Nurses are highly educated, highly skilled health care professionals who provide care for clients of various ages and circumstances in any setting that requires nursing services. As licensed professionals, nurses assess health needs of individuals, groups & communities, prevent illness & treat human responses to injury or disease.
As clinicians, nurses provide preventive, restorative & comfort care in a variety of healthcare arenas: hospitals, clinics, physicians' offices, client homes, ambulatory care settings, public health, nursing homes, schools, & other clinical settings. With advanced degrees and national certification, nurses may also treat minor illnesses, deliver newborns, or represent clients in the court room. They may practice more independently as nurse practitioners and work with special populations like women's/reproductive health, pediatrics, adult health/critical care or mental health.
As scholars, nurses may teach, conduct research or publish nursing & other scientific texts. As activists, nurses advocate for the public's health and welfare and may hold public office. Nurses may also become entrepreneurs, marketing a variety of health care professional services, including consultation & continuing education--- a lifelong learning need of nurses.

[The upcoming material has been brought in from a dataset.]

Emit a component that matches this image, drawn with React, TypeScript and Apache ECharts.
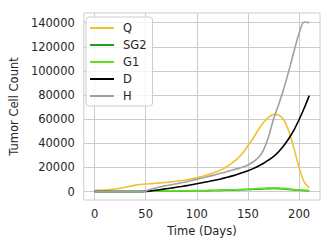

As leaders, nurses with advanced degrees and experience may manage a group of health care providers, collaborate with physicians and serve on hospital and other boards of directors. Nurses may be chief nursing officers or hospital/nursing home administrators. They may own nursing staffing agencies or other entrepreneurial enterprises and serve as presidents of nursing & other associations dedicated to the health & well-being of their local community or the country at large.
Whether at the bedside or in the community, career opportunities for nurses are endless, challenging and most rewarding.